From heaven on the wings of angels:angel:


----------



## spotsonofbun (Jan 3, 2013)

I heard the consensus is that they originated in Germany but perfected in France. They are one of the Continental dogs. Its often difficult to determine where anything originally came from whether its language, food tradition or breed especially in regards to the continents. There was so much traffic between these two countries and actually Germany as a country is very new historical speaking. Although Prussia had been a strong power in Europe for a long time. 

There are pictures on roman coins of dogs in a lion cut I don't think they know when that coat starts to appear, the none shedding curly coat of the poodles, the water dogs and bichon frise.


----------



## Bizzeemamanj (Apr 14, 2014)

I also read they have Germanic origins, although probably more broadly European origins. The german Pudelhund was used as a water retriever and the owners would clip them into a cut that maximized warmth at the joints for the dogs but kept other areas of the body shorter for better movement in the water. It is believed the French then standardized the breed as we know it today.

There is also some evidence they also developed in Italy as water retrievers and truffle sniffers.
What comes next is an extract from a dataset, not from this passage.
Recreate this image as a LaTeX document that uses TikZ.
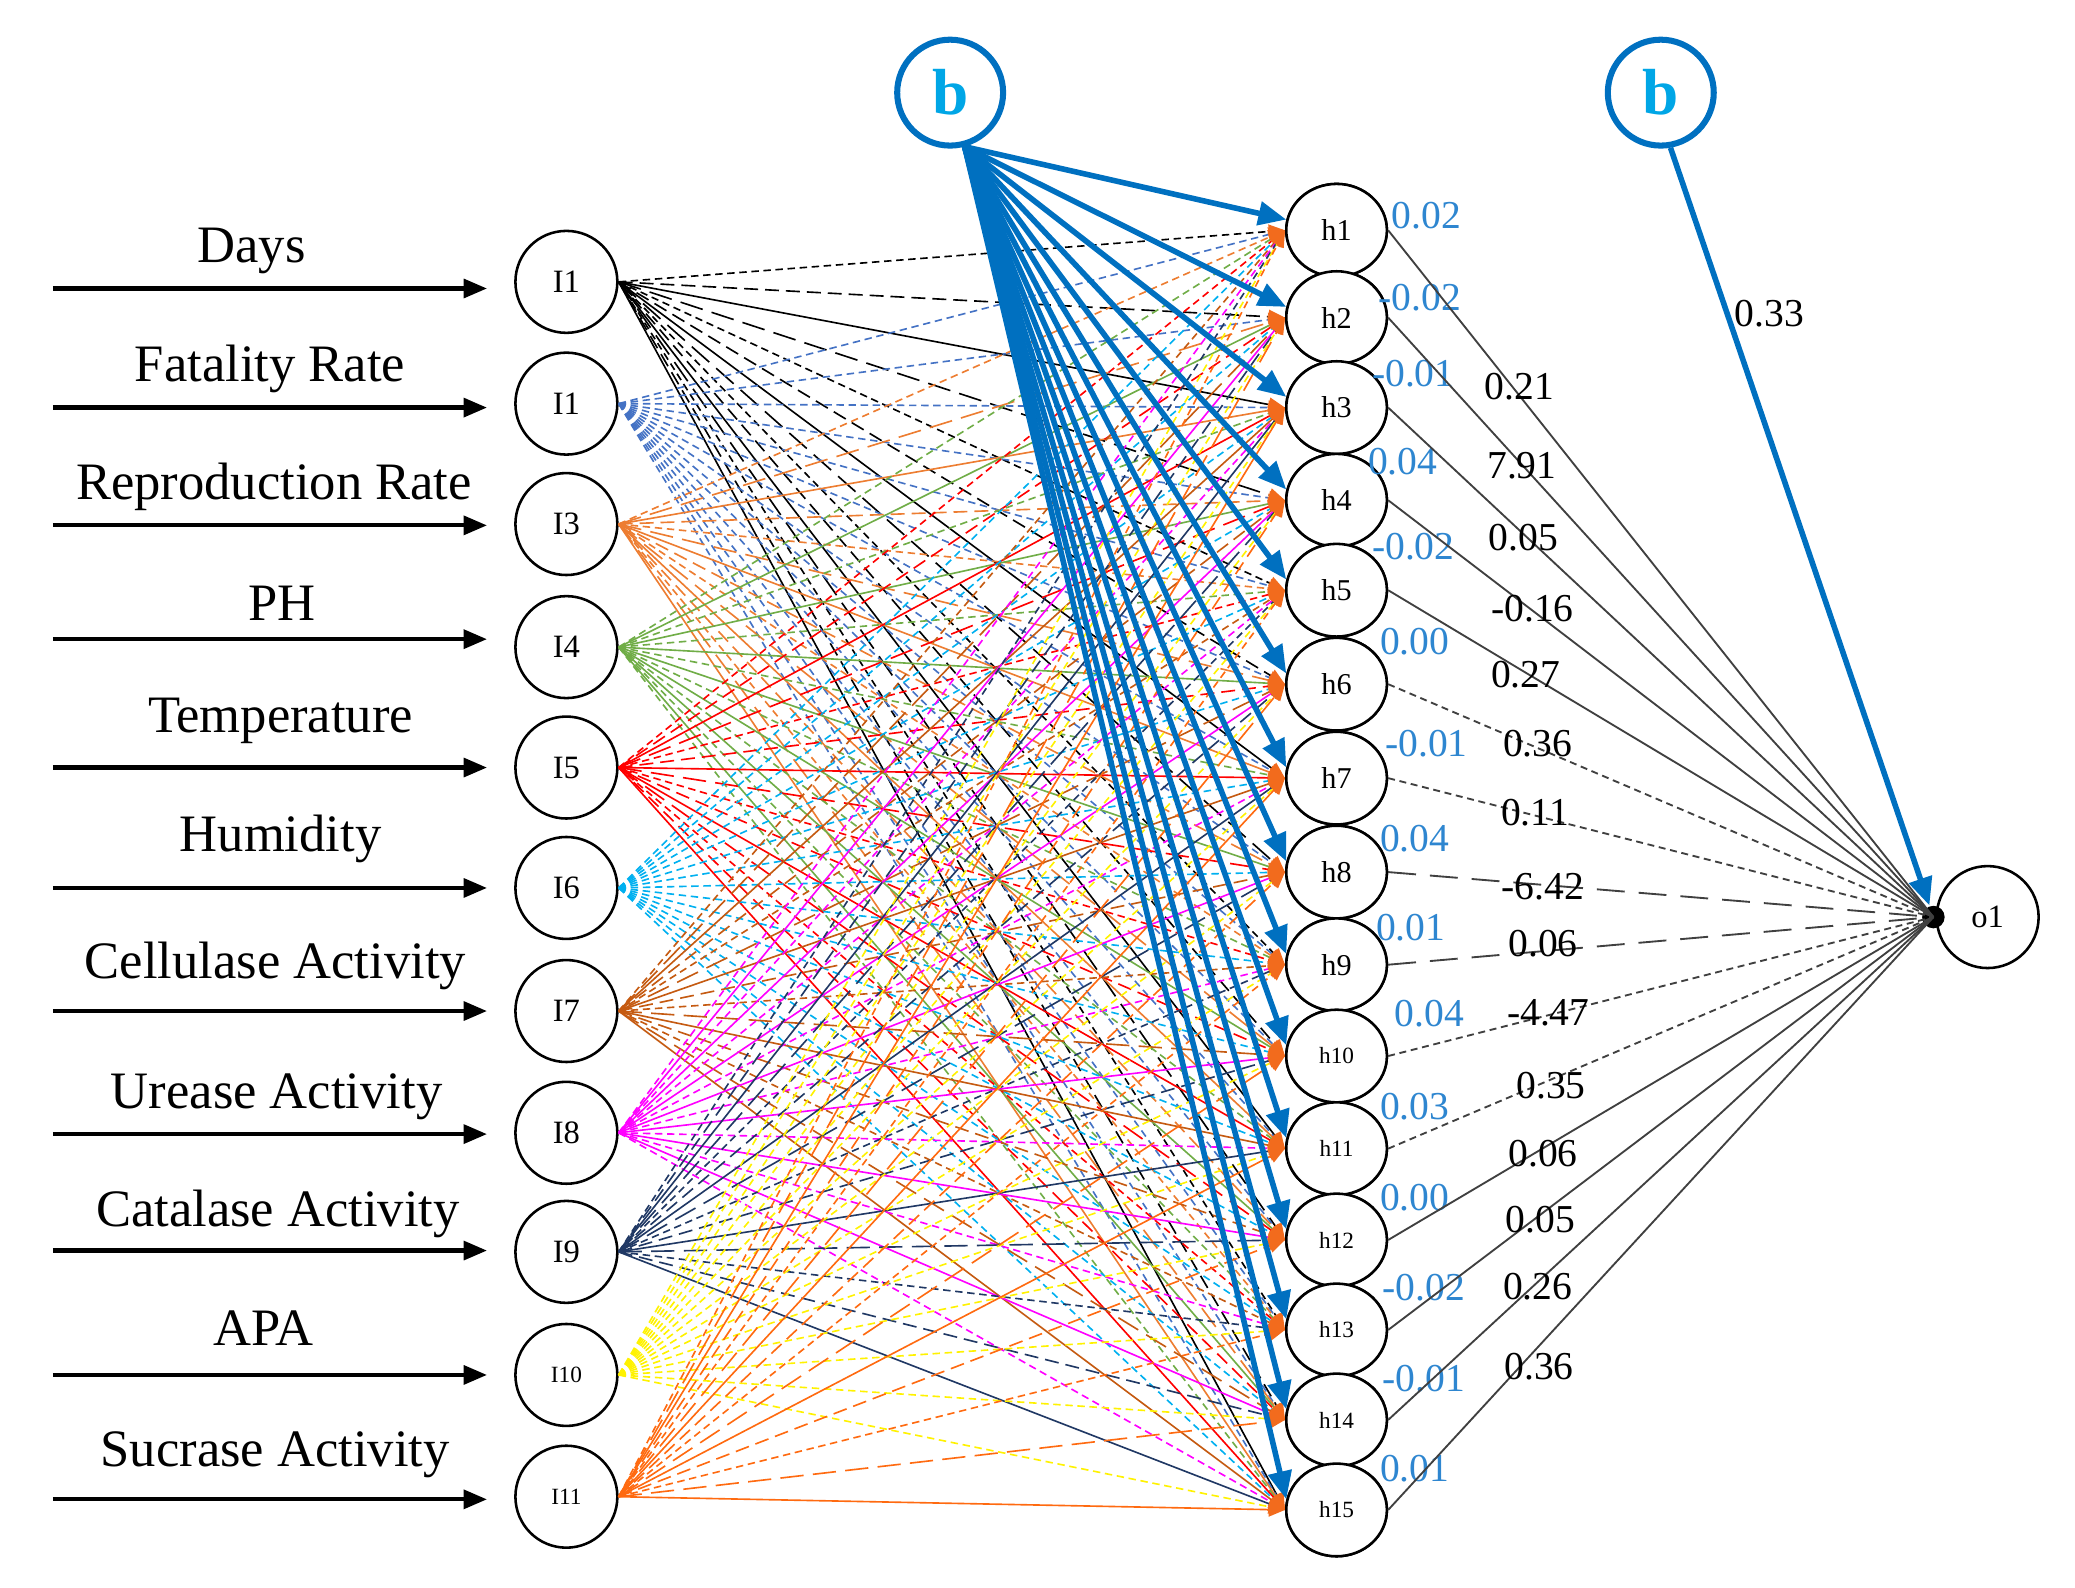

The Italian breed known as the Lagotto Romagnolo is very similar to a poodle in both appearance and temperament.

And of course, there is the Portuguese Water Dog (Cão de Agua) - also a water retriever with European origins who shares some traits with our beloved poodles.

I find the history of all three of these breeds fascinating and do wonder about a common ancestor amongst all three of them.


----------



## Poodlebeguiled (May 27, 2013)

Before I decided on Poodles, I was researching the Lagotto Romagnolo, thinking that might just be the breed for me. It looks like a wonderful breed. Anyhow, what I discovered in my reading is that they're thought to be the predecessor of all water dogs, including the Poodle. Somewhere back there in all these water retrieving breeds is probably a Lagotto Romagnolo.


----------



## Bizzeemamanj (Apr 14, 2014)

Poodlebeguiled said:


> Before I decided on Poodles, I was researching the Lagotto Romagnolo, thinking that might just be the breed for me. It looks like a wonderful breed. Anyhow, what I discovered in my reading is that they're thought to be the predecessor of all water dogs, including the Poodle. Somewhere back there in all these water retrieving breeds is probably a Lagotto Romagnolo.


I have a friend who is getting a Lagotto in a few weeks, after many many months of researching. I'm so excited for her and can't wait to see how similar/different the pup is from Cooper.


----------



## Poodlebeguiled (May 27, 2013)

Is she being careful in her research on breeders? I heard that there weren't very many good ones in the U.S....some temperament issues. But it was only hearsay, nothing substantiating. I didn't really look into that because by that time I had decided on the Poodle. It will be interesting if we get to hear back from you on how she's doing. They're a neat little breed.


----------